Taking into account that not all crops need irrigation (e.g wheat or alfalfa), some modification on the treatments will be done. In addition, some secondary treatments could be analyzed: soil tillage (e.g. conventional tillage, minimum tillage or no tillage); fertilization type (organic or synthetic fertilizers), etc. Anyway, these field trials could be modified in relation to the selected crop, to the analysis of available literature and to the political interest of Tuscany Region. Indeed, the general aims is to investigated N2O emissions trend in cropping systems having a crop management as much as possible close to the more representative in the study area and to obtain suitable data for the territorial analysis.
The results of this action, related to the aims exposed above, will be:
1) N2O emission data extending over a period of 2 years for the main winter and summer crops representative of the Tuscany agriculture, in two different climatic conditions, such as coastal and continental environments. The data will be referred to the business as usual management and to alternative management practices to identify the best strategies to reduce N2O emissions in Tuscan environmental conditions. These results, together with literature data on N2O emissions for Mediterranean croplands, will allow the elaboration of a good practices manual to mitigate N2O emissions from agricultural soil.
2) the validation of a model for annual N2O estimate at field scale; upscaling at regional level will allow to evaluate the effects of the adoption of the best practices and to assess the impact of different management strategies Action C2).
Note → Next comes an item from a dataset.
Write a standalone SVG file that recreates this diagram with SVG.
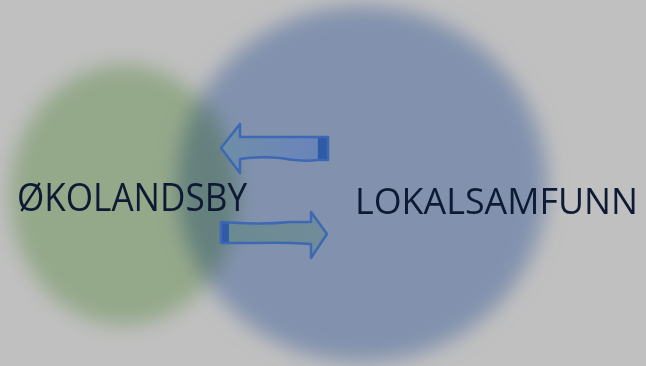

3) the field testing for easiness of use of the portable prototype complete of the light vehicle; this will allow to identify the suitable adjustment to be done.
4) the sections of the prototype user's manual relating to field monitoring: the manual will report useful information for technical staff of public and private environmental agencies involved in N2O emission monitoring. The main aspects dealt with in this report will concern monitoring methodology (number of stations per unit area, measurement frequency, etc.) and also an economic evaluation of this environmental service (number of persons, involved, hours of work, instrument maintenance cost, etc.; see Action D4).